Ionida Costache Awarded 2019-2020 Breslauer, Rutman And Anderson Research Fellowship
Ioanida Costache, a PhD Candidate in Music at Stanford University, has been awarded the 2019-2020 Breslauer, Rutman and Anderson Research Fellowship at the USC Shoah Foundation Center for Advanced Genocide Research. Costache will be in residence at the Center for one month in January 2020 to conduct research in the USC Shoah Foundation Visual History Archive for her dissertation entitled “Sounding Romani Sonic-Subjectivity: Counterhistory, Identity Formation and Affect in Romanian-Roma Music.”

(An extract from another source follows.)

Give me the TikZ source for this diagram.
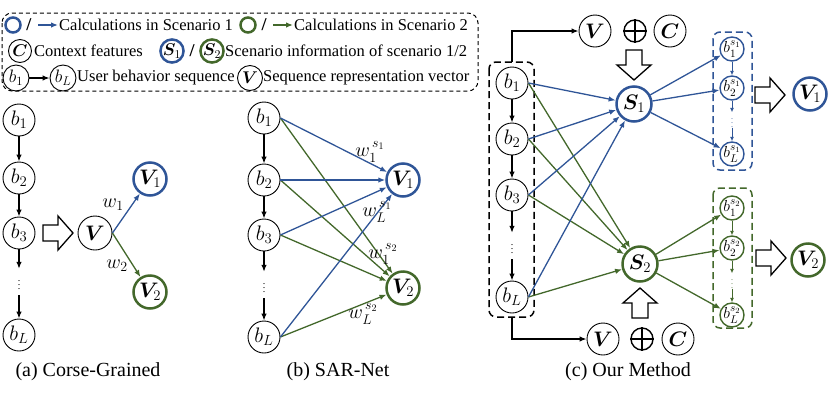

During her residence, Costache will use the Visual History Archive to unearth narratives and songs of Roma survivors of the Holocaust housed in the archive. Between 1942 and 1945, more than 25,000 Romanian Roma were deported from Romania, and only 11,000 of them survived. While many of them are memorialized through Romani songs, music also serves as a vehicle for transmitting histories and narratives that counter those propagated by Romanian officials at the time, highlighting the humanity of Romani subjects. In her research, Costache examines how music helps facilitate the cultivation and transmission of Romani memories of the Holocaust. She plans to complete a picture of Romani Roma experiences of genocide and their memories of it by consulting the rich Visual History Archive collection of Roma survivor testimonies, musical performances, photographs and artifacts.
Costache earned her BA in Music (magna cum laude) from Amherst College. Her thesis on Gustav Mahler’s musical ontology in Das Lied von der Erde won the Mishkin Prize for best senior thesis on a musical topic. Her work has recently been published in Critical Romani Studies, and she is the recipient of a number of fellowships and grants, including ASEEES Dissertation Research Grant and Fullbright U.S. Student Program Research Grant to Romania.
The Breslauer, Rutman, and Anderson Research Fellowship is awarded annually to an outstanding advanced-standing Ph.D. candidate from any discipline for dissertation research focused on testimony from the USC Shoah Foundation Visual History Archive and other unique USC research resources. The fellowship enables the recipient to spend one month in residence at the USC Shoah Foundation Center for Advanced Genocide Research during the academic year and to deliver a public lecture about his or her research.